Les personnages d'Eastwood, qu'il a joués hier et filmés autrefois comme aujourd'hui, sortent de l'ombre, de la solitude, mais ce côté déjà mort leur donne du courage, une inconscience, une direction. Il leur faut triompher du plan, du déterminisme, pour exister. S'ils n'y parviennent pas, ils meurent. C'est ce qu'illustre le parcours de Kyle, fabuleusement incarné par un Bradley Cooper transfiguré (lesté de plusieurs dizaines de kilos, barbu, il en impose, et compose avec une sobriété digne de son metteur en scène) : d'abord observateur, sans cesse en train de régler le viseur de son fusil, scrutant chaque centimètre autour de lui, il résiste à admettre à quel point la guerre, la mort, le changent profondément et bouleversent sa vie de famille. Pour tenter d'échapper à cette bulle mentale, il quitte son propre champ de vision et se joint aux simples soldats sur le terrain, semblant alors trouver un certain équilibre. De la même manière, quand il rentre chez lui, il est moins un époux et un père de famille qu'un spectre, inerte devant sa télé éteinte, le regard vide mais les oreilles bourdonnant de cris et de détonations.
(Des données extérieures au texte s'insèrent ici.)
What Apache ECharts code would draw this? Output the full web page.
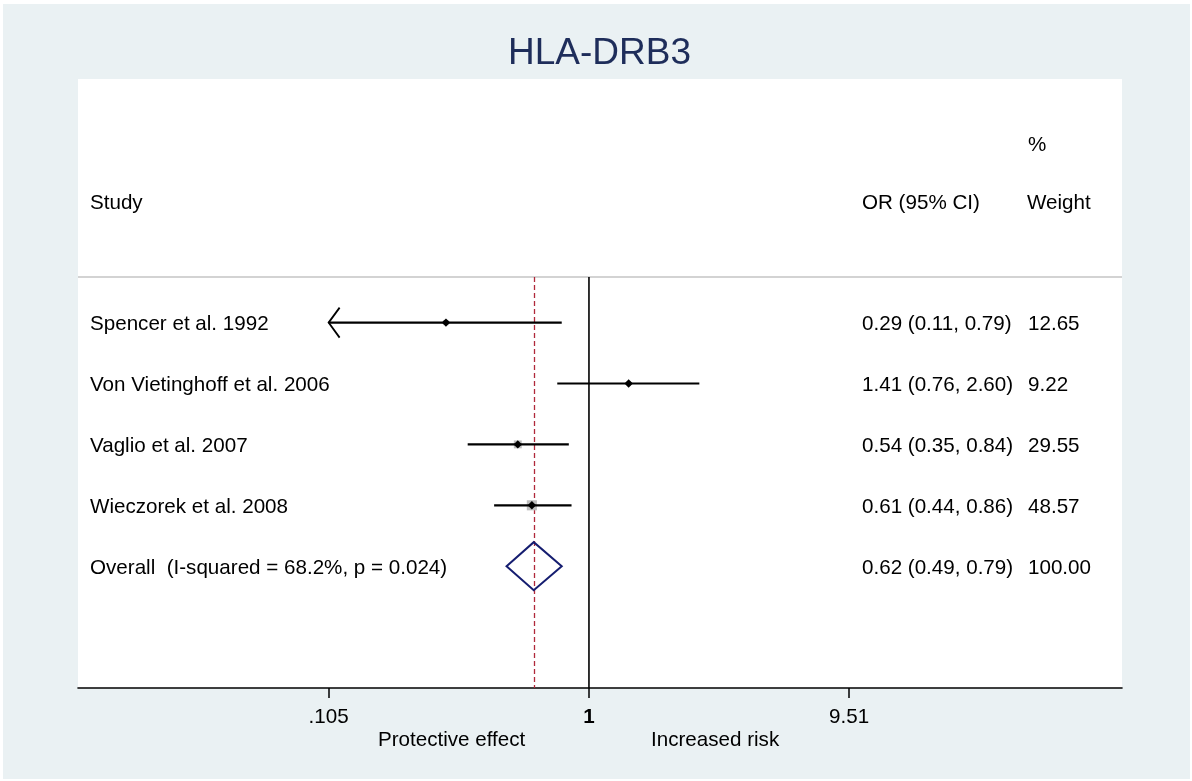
<!DOCTYPE html>
<html>
<head>
<meta charset="utf-8">
<script src="https://cdn.jsdelivr.net/npm/echarts@6/dist/echarts.min.js"></script>
<style>
html,body{margin:0;padding:0;background:#fff;}
#chart{width:1192px;height:781px;}
</style>
</head>
<body>
<div id="chart"></div>
<script>
// ---- data ----
const studies = ['Spencer et al. 1992', 'Von Vietinghoff et al. 2006', 'Vaglio et al. 2007', 'Wieczorek et al. 2008'];
const orValues = [0.29, 1.41, 0.54, 0.61];
const ciLow = [0.11, 0.76, 0.35, 0.44];
const ciHigh = [0.79, 2.60, 0.84, 0.86];
const weights = [12.65, 9.22, 29.55, 48.57];
const ciBeyondLeft = [true, false, false, false];
const overallLabel = 'Overall  (I-squared = 68.2%, p = 0.024)';
const overallOR = 0.62;
const overallLow = 0.49;
const overallHigh = 0.79;
const overallWeight = 100.00;
const tickValues = [0.105, 1, 9.51];
const tickLabels = ['.105', '1', '9.51'];
const titleText = 'HLA-DRB3';

// ---- helpers ----
const L = v => Math.log10(v);
const FONT = '"Liberation Sans", Arial, sans-serif';
const FS = 20.6;
const fmt2 = v => v.toFixed(2);
const ciText = (o, l, h) => fmt2(o) + ' (' + fmt2(l) + ', ' + fmt2(h) + ')';

const rows = studies.map((s, i) => [i, orValues[i], ciLow[i], ciHigh[i], weights[i], ciBeyondLeft[i] ? 1 : 0]);
const overallRow = studies.length;

const COL_STUDY = 90, COL_CI = 862, COL_W = 1028;
const SEP_Y = -0.75;

function txt(text, x, y, align) {
  return {type: 'text', style: {text: text, x: x, y: y, align: align || 'left', verticalAlign: 'middle',
    fontSize: FS, fontFamily: FONT, fill: '#000'}};
}

const chart = echarts.init(document.getElementById('chart'), null, {renderer: 'canvas'});
const option = {
  backgroundColor: '#ffffff',
  animation: false,
  title: {
    text: titleText, left: 508, top: 35, padding: 0,
    textStyle: {fontSize: 37, fontWeight: 'normal', color: '#1e2d5a', fontFamily: FONT}
  },
  graphic: [
    {type: 'rect', z: -100, shape: {x: 3, y: 4, width: 1187, height: 775}, style: {fill: '#eaf1f3'}},
    {type: 'text', left: 378, top: 730, style: {text: 'Protective effect', fontSize: FS, fontFamily: FONT, fill: '#000'}},
    {type: 'text', left: 651, top: 730, style: {text: 'Increased risk', fontSize: FS, fontFamily: FONT, fill: '#000'}}
  ],
  grid: {left: 78, right: 70, top: 79, bottom: 93, show: true, backgroundColor: '#ffffff', borderWidth: 0},
  xAxis: {
    type: 'value', min: -1.921, max: 2.004, position: 'bottom',
    axisLine: {show: true, onZero: false, lineStyle: {color: '#000', width: 1.6}},
    splitLine: {show: false},
    axisTick: {show: true, length: 10, customValues: tickValues.map(L), lineStyle: {color: '#000', width: 1.5}},
    axisLabel: {
      customValues: tickValues.map(L), margin: 19, fontSize: FS, fontFamily: FONT, color: '#000',
      formatter: function (v) {
        let best = 0;
        tickValues.forEach((t, i) => { if (Math.abs(L(t) - v) < Math.abs(L(tickValues[best]) - v)) best = i; });
        return tickValues[best] === 1 ? '{b|' + tickLabels[best] + '}' : tickLabels[best];
      },
      rich: {b: {fontSize: FS, fontFamily: FONT, fontWeight: 'bold', color: '#000'}}
    }
  },
  yAxis: {type: 'value', min: -4, max: 6, inverse: true, show: false},
  series: [
    {
      type: 'custom', z: 1, silent: true,
      data: [[0]],
      renderItem: function (params, api) {
        const cs = params.coordSys;
        const ySep = api.coord([0, SEP_Y])[1];
        const yBot = api.coord([0, 6])[1];
        const x1 = api.coord([L(1), 0])[0];
        const xo = Math.round(api.coord([L(overallOR), 0])[0]) + 0.5;
        return {type: 'group', children: [
          {type: 'line', shape: {x1: cs.x, y1: ySep, x2: cs.x + cs.width, y2: ySep}, style: {stroke: '#c4c4c4', lineWidth: 1.5}},
          {type: 'line', shape: {x1: x1, y1: ySep, x2: x1, y2: yBot}, style: {stroke: '#000', lineWidth: 1.6}},
          {type: 'line', shape: {x1: xo, y1: ySep, x2: xo, y2: yBot}, style: {stroke: '#b0283a', lineWidth: 1.3, lineDash: [5, 3]}}
        ]};
      }
    },
    {
      type: 'custom', z: 3, silent: true,
      data: rows,
      renderItem: function (params, api) {
        const row = api.value(0);
        const o = api.value(1), lo = api.value(2), hi = api.value(3), w = api.value(4), arrow = api.value(5);
        const loDraw = arrow ? tickValues[0] : lo;
        const p = api.coord([L(o), row]);
        const pl = api.coord([L(loDraw), row]);
        const ph = api.coord([L(hi), row]);
        const box = 1.45 * Math.sqrt(w);
        const r = 4.2;
        const ch = [
          {type: 'rect', shape: {x: p[0] - box / 2, y: p[1] - box / 2, width: box, height: box}, style: {fill: '#bdbdbd'}},
          {type: 'line', shape: {x1: pl[0], y1: pl[1], x2: ph[0], y2: ph[1]}, style: {stroke: '#000', lineWidth: 2.2}},
          {type: 'polygon', shape: {points: [[p[0] - r, p[1]], [p[0], p[1] - r], [p[0] + r, p[1]], [p[0], p[1] + r]]}, style: {fill: '#000'}}
        ];
        if (arrow) {
          ch.push({type: 'polyline', shape: {points: [[pl[0] + 11, pl[1] - 15], [pl[0], pl[1]], [pl[0] + 11, pl[1] + 15]]},
            style: {stroke: '#000', lineWidth: 1.8, fill: null}});
        }
        return {type: 'group', children: ch};
      }
    },
    {
      type: 'custom', z: 3, silent: true,
      data: [[overallRow, overallOR, overallLow, overallHigh]],
      renderItem: function (params, api) {
        const row = api.value(0);
        const p = api.coord([L(api.value(1)), row]);
        const pl = api.coord([L(api.value(2)), row]);
        const ph = api.coord([L(api.value(3)), row]);
        const hh = 24;
        return {type: 'polygon', shape: {points: [[pl[0], p[1]], [p[0], p[1] - hh], [ph[0], p[1]], [p[0], p[1] + hh]]},
          style: {stroke: '#151d70', lineWidth: 2, fill: null}};
      }
    },
    {
      type: 'custom', z: 4, silent: true,
      data: rows.map(r => [r[0]]).concat([[overallRow]]),
      renderItem: function (params, api) {
        const row = api.value(0);
        const y = api.coord([0, row])[1] + 2;
        let name, ci, w;
        if (row < studies.length) {
          name = studies[row]; ci = ciText(orValues[row], ciLow[row], ciHigh[row]); w = fmt2(weights[row]);
        } else {
          name = overallLabel; ci = ciText(overallOR, overallLow, overallHigh); w = fmt2(overallWeight);
        }
        const ch = [txt(name, COL_STUDY, y), txt(ci, COL_CI, y), txt(w, COL_W, y)];
        if (row === 0) {
          const yh1 = api.coord([0, -3])[1] + 5;
          const yh2 = api.coord([0, -2])[1] + 3;
          ch.push(txt('%', COL_W, yh1), txt('Study', COL_STUDY, yh2), txt('OR (95% CI)', COL_CI, yh2), txt('Weight', COL_W - 1, yh2));
        }
        return {type: 'group', children: ch};
      }
    }
  ]
};
chart.setOption(option);
</script>
</body>
</html>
La tragédie absurde de ce héros le verra tué non pas par un ennemi mais un vétéran. Eastwood choisit judicieusement de ne pas montrer sa mort, le générique de fin défile sur des images d'archives de l'enterrement en grandes pompes de Chris Kyle après qu'un carton ait mentionné les circonstances de son décès en une simple phrase. Une ultime mise en scène pour dire qu'un héros ne connait jamais de fin heureuse et, au-delà, renvoie à cette phrase d'Aragon : "malheureux le pays qui a besoin de héros."